The blow-up $\tilde{X}$ of $\mathbb{A}^3$ at the line $\ell: x_1=x_2=0$ is by definition the closure in $\mathbb{A}^3 \times \mathbb{P}^1$ of the graph of the function $f: \mathbb{A}^3 - \ell \rightarrow \mathbb{P}^1$, that takes a point $(x_1,x_2,x_3)$ to $(x_1:x_2)$. As it turns out, $\tilde{X}$ is the closed set of $\mathbb{A}^3 \times \mathbb{P}^1$ given by the equations $x_1 y_2 = x_2 y_1$. The exceptional set of $\tilde{X}$ is isomorphic to $\mathbb{A}^1 \times \mathbb{P}^1$.
Question: The exceptional set of the blow up of $\mathbb{A}^3$ at a point is isomorphic to $\mathbb{P}^2$, which is interpreted as the directions of all lines in $\mathbb{A}^3$ through that point. What is the analogous interpretation of the blow-up described above? In particular, how can one understand the geometric meaning of its exceptional set?
$\newcommand{\Cpx}{\mathbf{C}}\newcommand{\Proj}{\mathbf{P}}$Over the complex numbers, blowing up a smooth variety $Y \subset X$ may be viewed geometrically as the following procedure:
Let $\pi:\nu \to Y$ denote the normal bundle of $Y$ in $X$, and let $E = \Proj(\nu) \to Y$ be its projectivization (i.e., remove the zero section and quotient by the $\Cpx^{\times}$-action given by scalar multiplication in the fibres). There is a tautological line sub-bundle $\tau \subset \pi^{*}\nu \to E$ whose fibre over a point $[p]$ of $\Proj(\nu)$ is the line represented by $[p]$. (That is, $[p]$ represents a normal line to $Y$ at some point of $Y$, and the fibre of $\tau$ at $[p]$ is that normal line to $Y$.)
It's straightforward to check that:
The complement of the zero section of $\nu$ is biholomorphic to the complement of the zero section of $\tau$.
The total space of $\tau$ is obtained from the total space of $\nu$ by removing the zero section and gluing in the exceptional divisor $E = \Proj(\nu)$.

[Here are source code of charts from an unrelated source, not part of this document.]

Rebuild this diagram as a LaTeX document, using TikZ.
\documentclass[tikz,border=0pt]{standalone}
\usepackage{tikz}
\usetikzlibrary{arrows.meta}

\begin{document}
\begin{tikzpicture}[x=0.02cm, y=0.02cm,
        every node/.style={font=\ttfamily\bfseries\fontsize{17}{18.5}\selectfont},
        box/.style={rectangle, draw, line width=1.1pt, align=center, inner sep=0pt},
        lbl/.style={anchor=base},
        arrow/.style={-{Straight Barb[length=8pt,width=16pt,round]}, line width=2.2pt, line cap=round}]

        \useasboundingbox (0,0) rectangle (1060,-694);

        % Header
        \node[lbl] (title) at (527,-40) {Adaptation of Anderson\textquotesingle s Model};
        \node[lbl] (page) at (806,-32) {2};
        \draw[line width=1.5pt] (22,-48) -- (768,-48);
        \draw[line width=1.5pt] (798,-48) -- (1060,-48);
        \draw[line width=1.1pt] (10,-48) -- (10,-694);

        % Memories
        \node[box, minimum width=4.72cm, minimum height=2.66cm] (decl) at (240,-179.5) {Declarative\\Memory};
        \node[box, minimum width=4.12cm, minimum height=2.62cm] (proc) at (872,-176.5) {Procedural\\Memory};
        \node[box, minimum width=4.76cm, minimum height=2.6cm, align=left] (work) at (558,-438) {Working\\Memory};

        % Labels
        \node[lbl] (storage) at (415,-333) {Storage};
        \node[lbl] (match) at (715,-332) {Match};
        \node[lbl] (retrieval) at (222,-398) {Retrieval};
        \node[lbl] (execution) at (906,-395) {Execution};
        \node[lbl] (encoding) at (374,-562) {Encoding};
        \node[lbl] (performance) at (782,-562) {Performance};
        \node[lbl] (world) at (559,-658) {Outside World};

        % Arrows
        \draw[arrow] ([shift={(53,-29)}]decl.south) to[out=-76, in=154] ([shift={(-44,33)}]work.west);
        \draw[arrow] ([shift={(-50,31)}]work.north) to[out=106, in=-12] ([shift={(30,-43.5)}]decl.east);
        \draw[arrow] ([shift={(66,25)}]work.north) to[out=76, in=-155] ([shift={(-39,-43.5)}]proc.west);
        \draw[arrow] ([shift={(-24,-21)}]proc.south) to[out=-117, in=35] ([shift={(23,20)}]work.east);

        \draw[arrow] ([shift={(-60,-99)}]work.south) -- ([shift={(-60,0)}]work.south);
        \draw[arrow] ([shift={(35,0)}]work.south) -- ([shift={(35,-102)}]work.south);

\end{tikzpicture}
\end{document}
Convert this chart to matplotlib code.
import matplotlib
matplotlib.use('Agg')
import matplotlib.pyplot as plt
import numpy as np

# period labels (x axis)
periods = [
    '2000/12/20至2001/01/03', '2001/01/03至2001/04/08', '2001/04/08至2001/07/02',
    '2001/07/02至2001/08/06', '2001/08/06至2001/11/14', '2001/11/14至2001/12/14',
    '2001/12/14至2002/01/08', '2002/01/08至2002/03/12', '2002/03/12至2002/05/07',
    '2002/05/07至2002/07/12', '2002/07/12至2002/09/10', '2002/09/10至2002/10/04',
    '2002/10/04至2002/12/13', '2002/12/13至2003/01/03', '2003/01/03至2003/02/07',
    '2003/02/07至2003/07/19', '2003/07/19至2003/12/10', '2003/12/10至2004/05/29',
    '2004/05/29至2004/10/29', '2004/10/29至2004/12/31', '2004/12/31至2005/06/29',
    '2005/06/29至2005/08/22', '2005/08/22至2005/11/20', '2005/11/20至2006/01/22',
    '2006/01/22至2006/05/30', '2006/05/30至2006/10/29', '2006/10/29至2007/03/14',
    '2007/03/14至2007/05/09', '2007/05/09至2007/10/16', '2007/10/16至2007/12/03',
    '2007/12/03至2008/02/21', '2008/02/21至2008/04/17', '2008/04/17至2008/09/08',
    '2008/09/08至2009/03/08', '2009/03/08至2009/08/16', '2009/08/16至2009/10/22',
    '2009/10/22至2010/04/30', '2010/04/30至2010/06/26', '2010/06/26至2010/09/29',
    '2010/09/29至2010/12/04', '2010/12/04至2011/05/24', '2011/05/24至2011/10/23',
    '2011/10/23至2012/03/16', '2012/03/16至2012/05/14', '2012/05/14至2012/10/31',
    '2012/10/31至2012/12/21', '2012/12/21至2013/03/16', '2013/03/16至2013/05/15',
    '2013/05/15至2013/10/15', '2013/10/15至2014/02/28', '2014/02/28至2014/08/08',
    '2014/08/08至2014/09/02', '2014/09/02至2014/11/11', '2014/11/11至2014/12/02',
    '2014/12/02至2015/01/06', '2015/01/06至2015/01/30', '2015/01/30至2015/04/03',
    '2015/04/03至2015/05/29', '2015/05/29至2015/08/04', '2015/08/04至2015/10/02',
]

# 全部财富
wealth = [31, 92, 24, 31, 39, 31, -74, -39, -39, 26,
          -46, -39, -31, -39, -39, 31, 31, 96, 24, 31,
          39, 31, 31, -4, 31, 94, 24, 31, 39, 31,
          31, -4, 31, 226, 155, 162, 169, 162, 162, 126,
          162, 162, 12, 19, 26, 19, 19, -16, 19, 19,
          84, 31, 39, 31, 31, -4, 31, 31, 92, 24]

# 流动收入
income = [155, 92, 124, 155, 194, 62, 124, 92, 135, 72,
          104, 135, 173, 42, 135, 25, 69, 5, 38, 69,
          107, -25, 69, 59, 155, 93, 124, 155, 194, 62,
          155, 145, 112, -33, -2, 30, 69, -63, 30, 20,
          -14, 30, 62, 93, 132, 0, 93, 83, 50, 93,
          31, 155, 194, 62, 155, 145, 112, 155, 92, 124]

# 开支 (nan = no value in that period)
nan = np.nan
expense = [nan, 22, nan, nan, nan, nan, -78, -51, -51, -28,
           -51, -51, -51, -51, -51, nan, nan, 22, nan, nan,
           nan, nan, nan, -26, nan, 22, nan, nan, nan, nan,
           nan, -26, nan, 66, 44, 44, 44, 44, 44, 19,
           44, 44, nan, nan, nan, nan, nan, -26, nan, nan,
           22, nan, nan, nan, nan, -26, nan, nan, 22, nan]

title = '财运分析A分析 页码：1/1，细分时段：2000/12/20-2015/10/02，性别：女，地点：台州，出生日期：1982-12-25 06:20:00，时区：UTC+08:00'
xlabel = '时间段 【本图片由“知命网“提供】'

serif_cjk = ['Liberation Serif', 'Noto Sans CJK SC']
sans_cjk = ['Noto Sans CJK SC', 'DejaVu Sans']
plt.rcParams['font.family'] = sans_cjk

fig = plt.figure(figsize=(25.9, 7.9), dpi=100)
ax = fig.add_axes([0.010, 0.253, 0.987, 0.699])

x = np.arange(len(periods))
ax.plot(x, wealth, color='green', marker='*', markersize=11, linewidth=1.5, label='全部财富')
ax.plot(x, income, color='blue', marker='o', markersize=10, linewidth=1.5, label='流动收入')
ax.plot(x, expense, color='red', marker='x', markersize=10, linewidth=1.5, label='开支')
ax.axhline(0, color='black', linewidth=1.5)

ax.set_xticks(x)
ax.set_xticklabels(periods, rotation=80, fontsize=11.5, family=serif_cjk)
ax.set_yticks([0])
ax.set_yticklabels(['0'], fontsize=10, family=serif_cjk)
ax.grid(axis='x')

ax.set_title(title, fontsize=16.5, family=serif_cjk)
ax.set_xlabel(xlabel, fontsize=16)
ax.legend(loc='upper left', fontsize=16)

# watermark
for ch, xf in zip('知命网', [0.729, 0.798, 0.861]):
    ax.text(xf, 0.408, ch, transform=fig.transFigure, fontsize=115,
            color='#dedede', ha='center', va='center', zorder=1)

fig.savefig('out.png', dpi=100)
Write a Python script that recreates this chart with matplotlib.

The preimage in total space of $\tau$ of some point $y$ in $Y$ is obtained by blowing up the normal space $\nu_{y}$ at the origin.
Working locally in the horizontal directions, if $Y = \Cpx^{k} \subset X = \Cpx^{n}$, blowing up $Y$ amounts to blowing up the origin in $\Cpx^{n-k}$ and crossing with $\Cpx^{k}$.